▶ What to produce
Scan the data beneath this task and copy each line that includes "Give".

▶ Records for the task
--------------------
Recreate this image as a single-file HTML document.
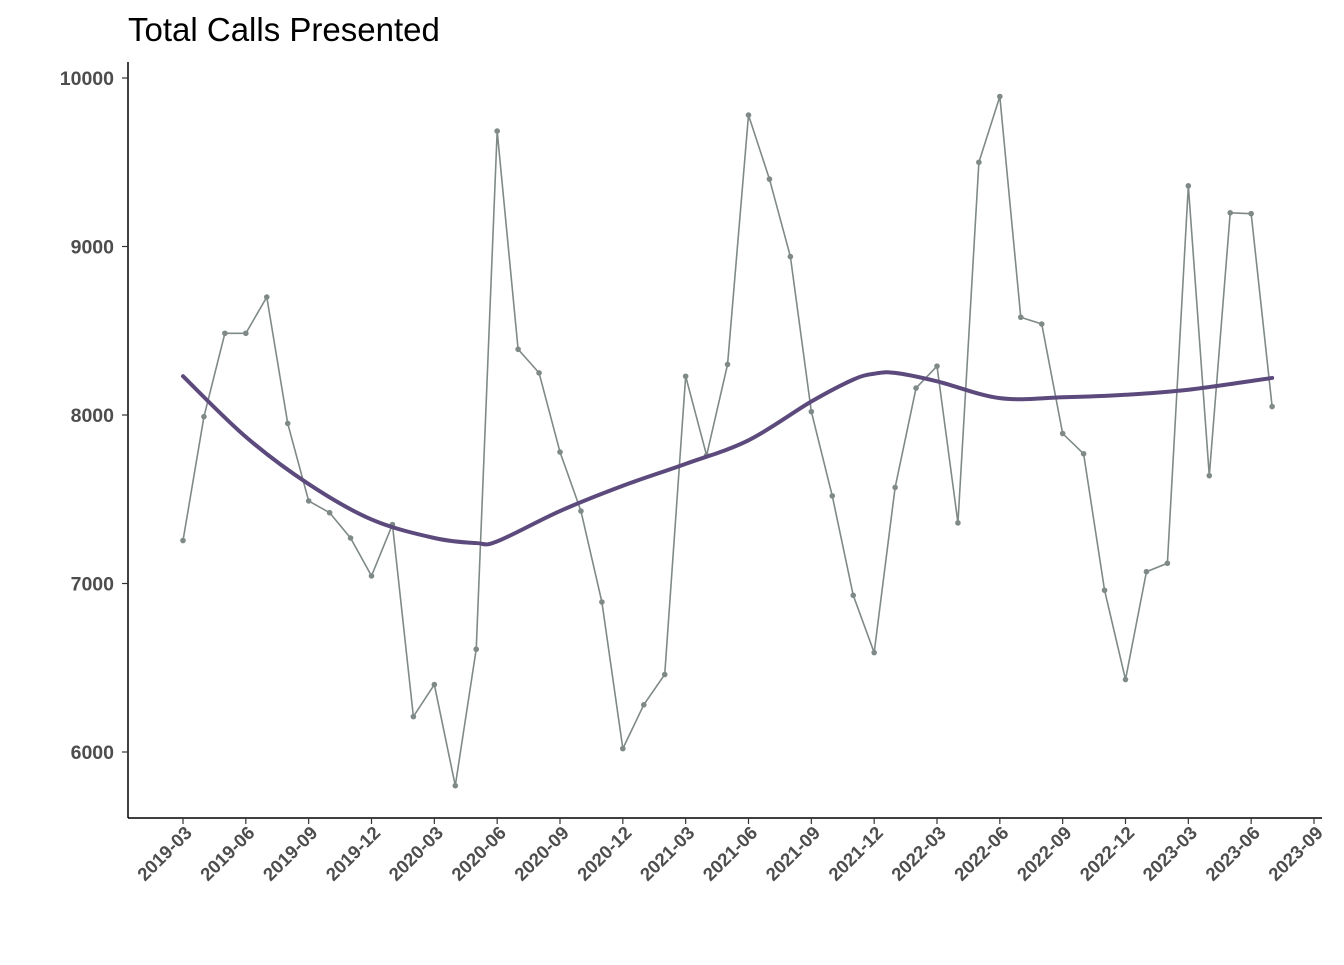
<!DOCTYPE html>
<html><head><meta charset="utf-8"><style>
html,body{margin:0;padding:0;background:#fff;}
svg text{font-family:"Liberation Sans",Arial,sans-serif;}
</style></head><body>
<svg id="chart" width="1344" height="960" viewBox="0 0 1344 960" xmlns="http://www.w3.org/2000/svg">
<rect width="1344" height="960" fill="#fff"/>
<text x="128" y="41" font-size="33" fill="#000">Total Calls Presented</text>
<g id="axes"></g><g id="series"></g>
</svg>
<script>
const startYear = 2019, startMonth = 3;
const callValues = [7255,7990,8485,8485,8700,7950,7490,7420,7270,7045,
 7350,6210,6400,5800,6610,9685,8390,8250,7780,7430,6890,6020,
 6280,6460,8230,7760,8300,9780,9400,8940,8020,7520,6930,6590,
 7570,8160,8290,7360,9500,9890,8580,8540,7890,7770,6960,6430,
 7070,7120,9360,7640,9200,9195,8050];
const smoothMonths = [0,3,6,9,12,14,15,18,21,24,27,30,32,33,34,36,39,42,45,48,52];
const smoothValues = [8230,7870,7590,7380,7270,7240,7250,7430,7580,7710,7850,8080,8210,8245,8250,8200,8100,8105,8120,8150,8220];
const yTicks = [6000,7000,8000,9000,10000];
const xTickLabels = ["2019-03","2019-06","2019-09","2019-12","2020-03","2020-06","2020-09","2020-12","2021-03","2021-06","2021-09","2021-12","2022-03","2022-06","2022-09","2022-12","2023-03","2023-06","2023-09"];

const NS="http://www.w3.org/2000/svg";
const x = m => 183 + m*(1314-183)/54;
const y = v => 752 - (v-6000)*(752-78)/4000;
function mk(tag, attrs, parent){const e=document.createElementNS(NS,tag);for(const k in attrs)e.setAttribute(k,attrs[k]);parent.appendChild(e);return e;}
const axes=document.getElementById('axes'), series=document.getElementById('series');

const ya=mk('line',{x1:128,y1:62,x2:128,y2:818,stroke:'#000','stroke-width':1.5},axes);


const xa=mk('line',{x1:128,y1:818,x2:1322,y2:818,stroke:'#000','stroke-width':1.5},axes);



yTicks.forEach(v=>{
  const t=mk('line',{x1:122,x2:128,y1:y(v),y2:y(v),stroke:'#333','stroke-width':1.2},axes);
  
  
  const l=mk('text',{x:114,y:y(v)+7,'text-anchor':'end','font-size':19.5,'font-weight':'bold',fill:'#4d4d4d'},axes);
  l.textContent=v;
  
  
});
xTickLabels.forEach((s,i)=>{
  const px=x(i*3);
  const t=mk('line',{x1:px,x2:px,y1:818,y2:824,stroke:'#333','stroke-width':1.2},axes);
  
  
  const ax=px+10, ay=834;
  const l=mk('text',{x:ax,y:ay,'text-anchor':'end','font-size':18.5,'font-weight':'bold',fill:'#4d4d4d',transform:`rotate(-45 ${ax} ${ay})`},axes);
  l.textContent=s;
  
  
});

const pts=callValues.map((v,i)=>[x(i),y(v)]);
const line=mk('polyline',{points:pts.map(p=>p.join(',')).join(' '),fill:'none',stroke:'#7f8a88','stroke-width':1.6},series);


pts.forEach(p=>{
  const c=mk('circle',{cx:p[0],cy:p[1],r:2.8,fill:'#7f8a88'},series);
  
  
});

const sp=smoothMonths.map((m,i)=>[x(m),y(smoothValues[i])]);
let d=`M${sp[0][0]},${sp[0][1]}`;
for(let i=0;i<sp.length-1;i++){
  const p0=sp[Math.max(0,i-1)],p1=sp[i],p2=sp[i+1],p3=sp[Math.min(sp.length-1,i+2)];
  const c1=[p1[0]+(p2[0]-p0[0])/6,p1[1]+(p2[1]-p0[1])/6];
  const c2=[p2[0]-(p3[0]-p1[0])/6,p2[1]-(p3[1]-p1[1])/6];
  d+=` C${c1[0]},${c1[1]} ${c2[0]},${c2[1]} ${p2[0]},${p2[1]}`;
}
const tr=mk('path',{d:d,fill:'none',stroke:'#5c4a7d','stroke-width':4,'stroke-linecap':'round'},series);


</script>
</body></html>
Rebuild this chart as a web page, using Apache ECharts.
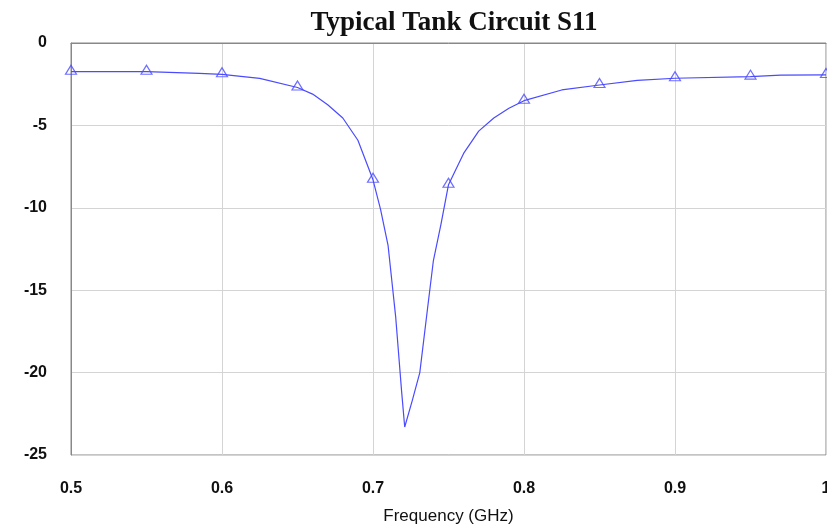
<!DOCTYPE html>
<html>
<head>
<meta charset="utf-8">
<script src="https://cdn.jsdelivr.net/npm/echarts@6/dist/echarts.min.js"></script>
<style>html,body{margin:0;padding:0;background:#fff}#c{width:827px;height:529px}</style>
</head>
<body>
<div id="c"></div>
<script>
// S11 trace (frequency GHz, dB)
const freq = [0.50,0.55,0.585,0.60,0.625,0.65,0.66,0.67,0.68,0.69,0.70,0.705,0.71,0.715,0.719,0.721,0.726,0.731,0.736,0.74,0.745,0.75,0.76,0.77,0.78,0.79,0.80,0.825,0.85,0.875,0.90,0.95,0.97,1.00];
const s11  = [-1.74,-1.74,-1.84,-1.90,-2.15,-2.7,-3.1,-3.75,-4.55,-5.9,-8.3,-10.1,-12.3,-16.6,-21.2,-23.3,-21.7,-20.0,-16.2,-13.2,-11.0,-8.6,-6.7,-5.35,-4.55,-3.96,-3.5,-2.85,-2.55,-2.27,-2.14,-2.04,-1.95,-1.94];
// triangle marker points
const markFreq = [0.50,0.55,0.60,0.65,0.70,0.75,0.80,0.85,0.90,0.95,1.00];
const markS11  = [-1.74,-1.74,-1.90,-2.7,-8.3,-8.6,-3.5,-2.55,-2.14,-2.04,-1.94];
const yTicks = [0,-5,-10,-15,-20,-25];

const lineData = freq.map((f,i)=>[f,s11[i]]);
const markData = markFreq.map((f,i)=>[f,markS11[i]]);
const blue = '#4a4aff';

const chart = echarts.init(document.getElementById('c'), null, {renderer:'canvas'});
chart.setOption({
  animation:false,
  backgroundColor:'#fff',
  title:{
    text:'Typical Tank Circuit S11',
    left:449, top:5, textAlign:'center',
    textStyle:{fontFamily:'Liberation Serif', fontWeight:'bold', fontSize:27, color:'#111'}
  },
  grid:{left:71, right:1, top:43, bottom:74, show:true, borderColor:'#888', borderWidth:1,
        outerBoundsMode:'none', containLabel:false},
  xAxis:{
    type:'value', min:0.5, max:1.0, interval:0.1,
    name:'Frequency (GHz)', nameLocation:'middle', nameGap:53,
    nameTextStyle:{fontFamily:'Liberation Sans', fontSize:17, color:'#111'},
    axisLine:{show:true, lineStyle:{color:'#888'}},
    axisTick:{show:false},
    axisLabel:{fontFamily:'Liberation Sans', fontWeight:'bold', fontSize:16, color:'#111', margin:26},
    splitLine:{show:true, lineStyle:{color:'#d4d4d4'}}
  },
  yAxis:{
    type:'value', min:-25, max:0, interval:5,
    axisLine:{show:true, lineStyle:{color:'#888'}},
    axisTick:{show:false},
    axisLabel:{fontFamily:'Liberation Sans', fontWeight:'bold', fontSize:16, color:'#111', margin:24,
      formatter:v=> yTicks.includes(v) ? String(v) : ''},
    splitLine:{show:true, lineStyle:{color:'#d4d4d4'}}
  },
  series:[
    {type:'line', data:lineData, symbol:'none', lineStyle:{color:blue, width:1.2}, z:3},
    {type:'scatter', data:markData, symbol:'triangle', symbolSize:[11,9], symbolOffset:[0,-2],
     itemStyle:{color:'rgba(0,0,0,0)', borderColor:blue, borderWidth:1.2}, z:4}
  ]
});
</script>
</body>
</html>
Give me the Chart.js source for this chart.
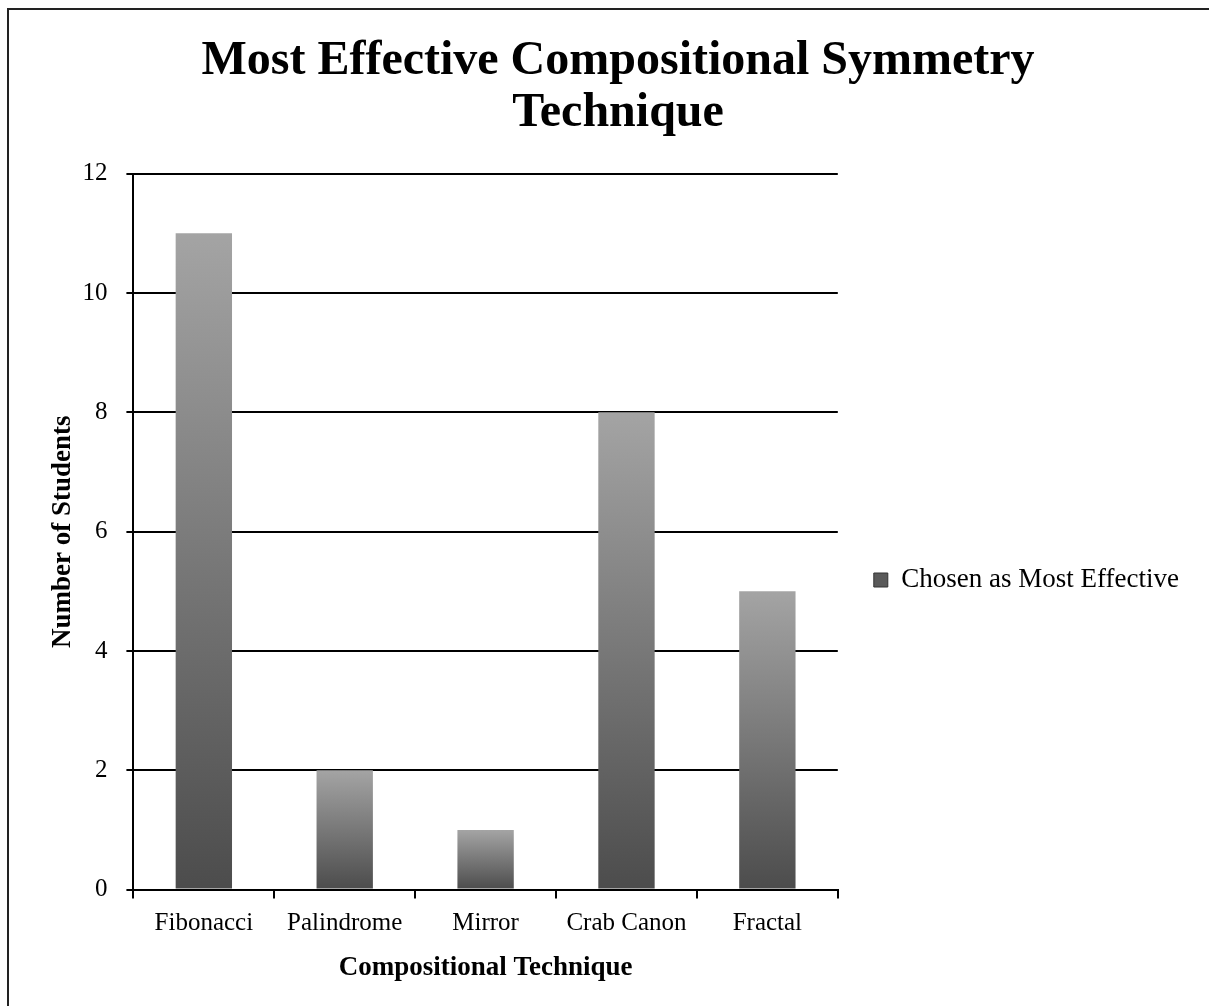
<!DOCTYPE html>
<html>
<head>
<meta charset="utf-8">
<script src="https://cdn.jsdelivr.net/npm/chart.js@4.4.0/dist/chart.umd.min.js"></script>
<style>
  html, body { margin: 0; padding: 0; background: #fff; }
  #frame {
    position: absolute; left: 7px; top: 8px;
    width: 1202px; height: 998px;
    border-left: 2px solid #222; border-top: 2px solid #222;
  }
  #chart { display: block; }
</style>
</head>
<body>
<div id="frame"><canvas id="chart" width="1200" height="996"></canvas></div>
<script>
// data
const techniques = ['Fibonacci', 'Palindrome', 'Mirror', 'Crab Canon', 'Fractal'];
const studentCounts = [11, 2, 1, 8, 5];
const seriesLabel = 'Chosen as Most Effective';

const serif = "'Liberation Serif', 'Times New Roman', serif";

// each bar gets its own vertical fade, light at top, dark at the base
function barGradient(context) {
    const chart = context.chart;
    const yScale = chart.scales.y;
    if (!yScale || context.type !== 'data') return '#777';
    const top = yScale.getPixelForValue(context.raw);
    const base = yScale.getPixelForValue(0);
    const g = chart.ctx.createLinearGradient(0, top, 0, base);
    g.addColorStop(0, '#a4a4a4');
    g.addColorStop(1, '#4c4c4c');
    return g;
}

new Chart(document.getElementById('chart').getContext('2d'), {
    type: 'bar',
    data: {
        labels: techniques,
        datasets: [{
            label: seriesLabel,
            data: studentCounts,
            backgroundColor: barGradient,
            borderWidth: 0,
            categoryPercentage: 0.8,
            barPercentage: 0.5
        }]
    },
    options: {
        responsive: false,
        animation: false,
        layout: { padding: { left: 38, right: 20, top: 0, bottom: 22 } },
        plugins: {
            title: {
                display: true,
                text: ['Most Effective Compositional Symmetry', 'Technique'],
                color: '#000',
                font: { family: serif, size: 48, weight: 'bold', lineHeight: 1.08 },
                padding: { top: 26, bottom: 34 }
            },
            legend: {
                position: 'right',
                maxWidth: 420,
                title: {
                    display: true,
                    text: ' ',
                    font: { size: 10 },
                    padding: { top: 0, bottom: 154 }
                },
                labels: {
                    color: '#000',
                    font: { family: serif, size: 27 },
                    boxWidth: 14,
                    boxHeight: 14,
                    padding: 36,
                    generateLabels: function(chart) {
                        return [{
                            text: seriesLabel,
                            fillStyle: '#5a5a5a',
                            strokeStyle: '#333',
                            fontColor: '#000',
                            lineWidth: 1,
                            hidden: false,
                            datasetIndex: 0
                        }];
                    }
                }
            },
            tooltip: { enabled: false }
        },
        scales: {
            x: {
                grid: {
                    offset: true,
                    drawOnChartArea: false,
                    drawTicks: true,
                    tickLength: 9,
                    color: '#000',
                    lineWidth: 2
                },
                border: { color: '#000', width: 2 },
                ticks: {
                    color: '#000',
                    font: { family: serif, size: 25 },
                    padding: 10
                },
                title: {
                    display: true,
                    text: 'Compositional Technique',
                    color: '#000',
                    font: { family: serif, size: 27, weight: 'bold' },
                    padding: { top: 3, bottom: 0 }
                }
            },
            y: {
                min: 0,
                max: 12,
                ticks: {
                    stepSize: 2,
                    color: '#000',
                    font: { family: serif, size: 25 },
                    padding: 19
                },
                grid: {
                    color: '#000',
                    lineWidth: 2,
                    tickLength: 7
                },
                border: { color: '#000', width: 2 },
                title: {
                    display: true,
                    text: 'Number of Students',
                    color: '#000',
                    font: { family: serif, size: 27, weight: 'bold' },
                    padding: { top: 0, bottom: -16 }
                }
            }
        }
    }
});
</script>
</body>
</html>
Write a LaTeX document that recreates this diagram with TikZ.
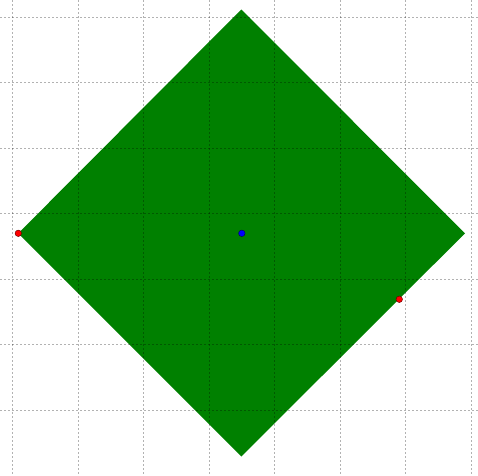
\documentclass[tikz,border=0pt]{standalone}
\begin{document}
\begin{tikzpicture}[x=1pt,y=-1pt,
  gridline/.style={black,opacity=0.3,line width=1pt,dash pattern=on 2pt off 2pt},
  shapefill/.style={fill={rgb,255:red,0;green,128;blue,0},draw=none},
  reddot/.style={circle,fill=red,draw={rgb,255:red,90;green,0;blue,0},line width=0.4pt,inner sep=0pt,minimum size=6.5pt},
  bluedot/.style={circle,fill=blue,draw={rgb,255:red,0;green,0;blue,90},line width=0.4pt,inner sep=0pt,minimum size=6.5pt}]
\useasboundingbox (0,0) rectangle (478,475);
\coordinate (T) at (241.3,9.5);
\coordinate (R) at (465,233.3);
\coordinate (B) at (241.3,456.5);
\coordinate (L) at (18.3,233.3);
\coordinate (C) at (241.8,233.3);
\coordinate (P) at (399.3,299.3);
\fill[shapefill] (T) -- (R) -- (B) -- (L) -- cycle;
\foreach \k in {0,...,7}{
  \draw[gridline] ({12.7+65.5*\k},0) -- ({12.7+65.5*\k},475);
}
\foreach \k in {0,...,6}{
  \draw[gridline] (0,{17.3+65.5*\k}) -- (478,{17.3+65.5*\k});
}
\node[reddot] (pL) at (L) {};
\node[reddot] (pP) at (P) {};
\node[bluedot] (pC) at (C) {};
\end{tikzpicture}
\end{document}
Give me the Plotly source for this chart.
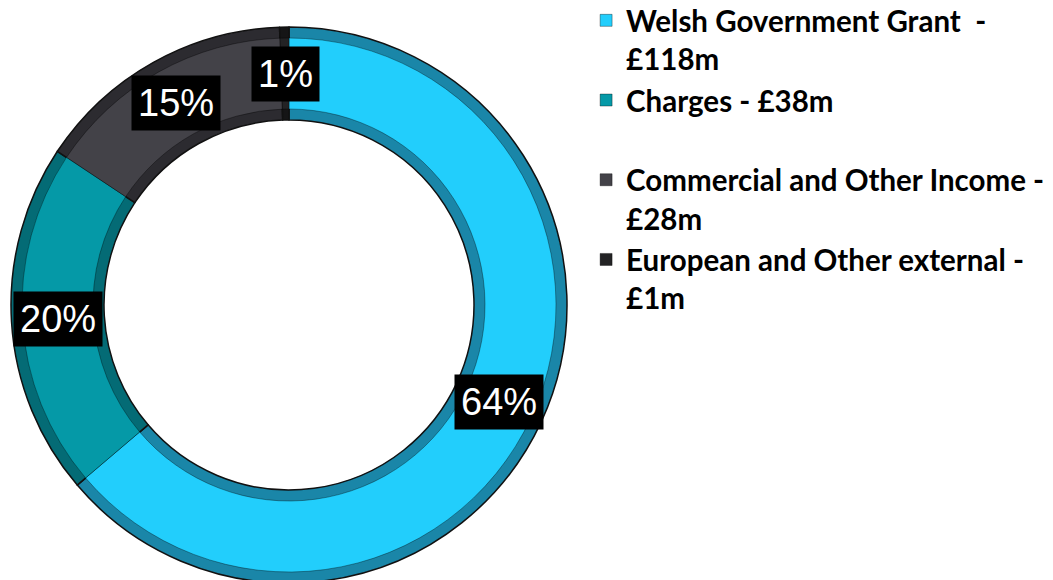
import math
import plotly.graph_objects as go

categories = ["Welsh Government Grant  -<br>£118m", "Charges - £38m<br> ",
              "Commercial and Other Income -<br>£28m", "European and Other external -<br>£1m"]
values = [118, 38, 28, 1]
pct_labels = ["64%", "20%", "15%", "1%"]
colors = ["#22CEFC", "#0599A7", "#434248", "#232325"]
edge_colors = ["#1A86A8", "#046B75", "#2C2B30", "#151516"]

W, H = 1053, 580
OFF = 8                    # page body margin offset
cx, cy = 289 - OFF, 305 - OFF   # pie centre in figure pixels (from top-left)
R = 278                    # outer radius in px
r_in = 185                 # inner radius in px
hole = r_in / R

def dom(radius):
    return dict(x=[(cx - radius) / W, (cx + radius) / W],
                y=[max(0, (H - cy - radius) / H), min(1, (H - cy + radius) / H)])

fig = go.Figure()
# outer bevel layer
fig.add_trace(go.Pie(labels=categories, values=values, sort=False, direction="clockwise",
                     rotation=0, hole=hole, domain=dom(R), showlegend=False,
                     marker=dict(colors=edge_colors, line=dict(color="#111111", width=1.5)),
                     textinfo="none", hoverinfo="skip"))
# main face layer
R2 = R - 11
r2 = r_in + 11
fig.add_trace(go.Pie(labels=categories, values=values, sort=False, direction="clockwise",
                     rotation=0, hole=r2 / R2, domain=dom(R2), showlegend=True,
                     marker=dict(colors=colors, line=dict(color="rgba(0,0,0,0.35)", width=1)),
                     textinfo="none"))

total = sum(values)
cum = 0
r_mid = (R + r_in) / 2
for v, lab in zip(values, pct_labels):
    mid = (cum + v / 2) / total * 2 * math.pi
    cum += v
    px = cx + r_mid * math.sin(mid)
    py = cy - r_mid * math.cos(mid)
    fig.add_annotation(x=px / W, y=1 - py / H, xref="paper", yref="paper",
                       xanchor="center", yanchor="middle",
                       text=lab, showarrow=False, bgcolor="#000000", borderpad=6,
                       font=dict(family="Liberation Sans, Arial", size=38, color="#FFFFFF"))

fig.update_layout(
    width=W, height=H,
    margin=dict(l=0, r=0, t=0, b=0, autoexpand=False),
    paper_bgcolor="white", plot_bgcolor="white",
    legend=dict(x=0.549, y=1.023, xanchor="left", yanchor="top", valign="top",
                font=dict(family="Lato, Carlito, sans-serif", size=29.5, color="#000000", weight="bold"),
                traceorder="normal", itemwidth=30, tracegroupgap=0, maxheight=1000),
)
fig.write_html("out.html")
--------------------
▶ Complete answer
Give me the Chart.js source for this chart.
Give me the Plotly source for this chart.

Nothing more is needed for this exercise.